■ **Data provided**:
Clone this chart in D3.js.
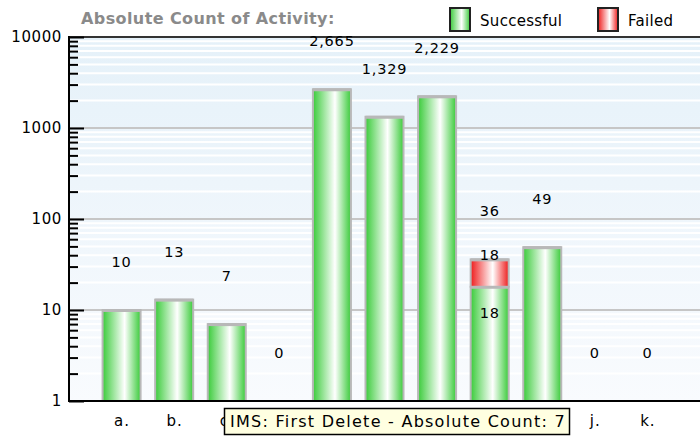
<!DOCTYPE html>
<html><head><meta charset="utf-8">
<script src="https://cdn.jsdelivr.net/npm/d3@7"></script>
<style>body{margin:0;background:#fff}svg{display:block}text{font-family:"DejaVu Sans",Verdana,sans-serif}</style>
</head><body><svg id="c" width="700" height="439"></svg>
<script>
const categories = ["a.","b.","c.","d.","e.","f.","g.","h.","i.","j.","k."];
const successful = [10,13,7,0,2665,1329,2229,18,49,0,0];
const failed = [0,0,0,0,0,0,0,18,0,0,0];
const yTicks = [1,10,100,1000,10000];
const seriesNames = ["Successful","Failed"];
const title = "Absolute Count of Activity:";
const tooltipText = "IMS: First Delete - Absolute Count: 7";

const svg = d3.select("#c");
const L = 69, R = 700, T = 37, B = 401;
const x = d3.scalePoint().domain(categories).range([L, R]).padding(1);
const y = d3.scaleLog().domain([1, 10000]).range([B, T]);
const fmt = d3.format(",");

const defs = svg.append("defs");
const bg = defs.append("linearGradient").attr("id","bg").attr("x1",0).attr("y1",0).attr("x2",0).attr("y2",1);
bg.append("stop").attr("offset","0%").attr("stop-color","#e5f1f9");
bg.append("stop").attr("offset","100%").attr("stop-color","#f9fbfe");
function hgrad(id, c){
  const g = defs.append("linearGradient").attr("id",id).attr("x1",0).attr("y1",0).attr("x2",1).attr("y2",0);
  g.append("stop").attr("offset","0%").attr("stop-color",c);
  g.append("stop").attr("offset","58%").attr("stop-color","#ffffff");
  g.append("stop").attr("offset","100%").attr("stop-color",c);
}
hgrad("gG","#3acb3a");
hgrad("gR","#ee1c1c");

svg.append("rect").attr("x",L).attr("y",T).attr("width",R-L).attr("height",B-T).attr("fill","url(#bg)");

// minor grid
const minors = [];
[1,10,100,1000].forEach(d => { for (let k=2;k<=9;k++) minors.push(d*k); });
svg.append("g").selectAll("line").data(minors).join("line")
  .attr("x1",L).attr("x2",R).attr("y1",d=>y(d)).attr("y2",d=>y(d))
  .attr("stroke","#ffffff").attr("stroke-width",2);
svg.append("g").selectAll("line").data([10,100,1000]).join("line")
  .attr("x1",L).attr("x2",R).attr("y1",d=>y(d)).attr("y2",d=>y(d))
  .attr("stroke","#c6c6c6").attr("stroke-width",2);
svg.append("line").attr("x1",L).attr("x2",R).attr("y1",T).attr("y2",T).attr("stroke","#333").attr("stroke-width",2);

// bars
const rows = categories.map((c,i)=>({c, s:successful[i], f:failed[i], t:successful[i]+failed[i]}));
const bw = 38;
const bars = svg.append("g");
rows.filter(d=>d.s>0).forEach(d=>{
  bars.append("rect").attr("x",x(d.c)-bw/2).attr("y",y(d.s)).attr("width",bw).attr("height",y(1)-y(d.s))
    .attr("fill","url(#gG)").attr("stroke","#b8b8b8").attr("stroke-width",2);
  bars.append("rect").attr("x",x(d.c)-bw/2).attr("y",y(d.s)-1).attr("width",bw).attr("height",3).attr("fill","#b8b8b8");
});
rows.filter(d=>d.f>0).forEach(d=>{
  bars.append("rect").attr("x",x(d.c)-bw/2).attr("y",y(d.t)).attr("width",bw).attr("height",y(d.s)-y(d.t))
    .attr("fill","url(#gR)").attr("stroke","#b8b8b8").attr("stroke-width",2);
  bars.append("rect").attr("x",x(d.c)-bw/2).attr("y",y(d.t)-1).attr("width",bw).attr("height",3).attr("fill","#b8b8b8");
});

// axes
const yAxisLab = d3.axisLeft(y).tickValues(yTicks).tickFormat(d3.format("d")).tickSize(0).tickPadding(7);
svg.append("g").attr("transform",`translate(${L},0)`).call(yAxisLab)
  .call(g=>{g.select(".domain").remove(); g.selectAll("text").attr("font-size",15).attr("letter-spacing",0.6).attr("fill","#000").attr("font-family","DejaVu Sans");});
svg.append("g").attr("transform",`translate(${L},0)`).call(d3.axisRight(y).tickValues(minors).tickSize(9).tickFormat(""))
  .call(g=>{g.select(".domain").remove(); g.selectAll("line").attr("stroke","#000").attr("stroke-width",2);});
svg.append("g").attr("transform",`translate(${L},0)`).call(d3.axisRight(y).tickValues(yTicks).tickSize(15).tickFormat(""))
  .call(g=>{g.select(".domain").remove(); g.selectAll("line").attr("stroke","#000").attr("stroke-width",2);});
svg.append("line").attr("x1",L).attr("x2",L).attr("y1",T-1).attr("y2",B+1).attr("stroke","#000").attr("stroke-width",2);
svg.append("line").attr("x1",L).attr("x2",R).attr("y1",B).attr("y2",B).attr("stroke","#000").attr("stroke-width",2);

const xAxis = d3.axisBottom(x).tickSize(0).tickPadding(14);
svg.append("g").attr("transform",`translate(0,${B})`).call(xAxis)
  .call(g=>{g.select(".domain").remove(); g.selectAll("text").attr("font-size",15).attr("letter-spacing",1).attr("fill","#000").attr("font-family","DejaVu Sans");});

// value labels
const lab = svg.append("g").attr("font-size",14.5).attr("letter-spacing",0.8).attr("text-anchor","middle").attr("fill","#000");
rows.forEach(d=>{
  const top = d.t>0 ? y(d.t) : y(1);
  lab.append("text").attr("x",x(d.c)).attr("y",top-43).text(fmt(d.t));
  if (d.f>0){
    lab.append("text").attr("x",x(d.c)).attr("y",y(d.t)+1).text(fmt(d.f));
    lab.append("text").attr("x",x(d.c)).attr("y",y(d.s)+31).text(fmt(d.s));
  }
});

// title
svg.append("text").attr("x",81).attr("y",24).attr("font-size",16).attr("letter-spacing",0.4).attr("font-weight","bold").attr("fill","#8a8a8a").text(title);

// legend
const lg = svg.append("g");
const legColors = ["url(#gG)","url(#gR)"];
const legX = [449, 597];
seriesNames.forEach((n,i)=>{
  lg.append("rect").attr("x",legX[i]+1).attr("y",8).attr("width",20).attr("height",23).attr("fill",legColors[i]).attr("stroke","#222").attr("stroke-width",2);
  lg.append("text").attr("x",legX[i]+31).attr("y",26).attr("font-size",15).attr("letter-spacing",0.3).attr("fill","#000").text(n);
});

// tooltip
const tt = svg.append("g");
tt.append("rect").attr("x",224.5).attr("y",408.5).attr("width",345).attr("height",26).attr("fill","#ffffe1").attr("stroke","#000").attr("stroke-width",1.5);
tt.append("text").attr("x",230).attr("y",427).attr("font-size",16).attr("letter-spacing",1.25).attr("fill","#000").text(tooltipText);
</script></body></html>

■ **Description of the task**: Reproduce the data above word for word from its first line through the line that holds "Delete - Absolute", both ends included; skip pictures.

■ **Written solution**:
Clone this chart in D3.js.
<!DOCTYPE html>
<html><head><meta charset="utf-8">
<script src="https://cdn.jsdelivr.net/npm/d3@7"></script>
<style>body{margin:0;background:#fff}svg{display:block}text{font-family:"DejaVu Sans",Verdana,sans-serif}</style>
</head><body><svg id="c" width="700" height="439"></svg>
<script>
const categories = ["a.","b.","c.","d.","e.","f.","g.","h.","i.","j.","k."];
const successful = [10,13,7,0,2665,1329,2229,18,49,0,0];
const failed = [0,0,0,0,0,0,0,18,0,0,0];
const yTicks = [1,10,100,1000,10000];
const seriesNames = ["Successful","Failed"];
const title = "Absolute Count of Activity:";
const tooltipText = "IMS: First Delete - Absolute Count: 7";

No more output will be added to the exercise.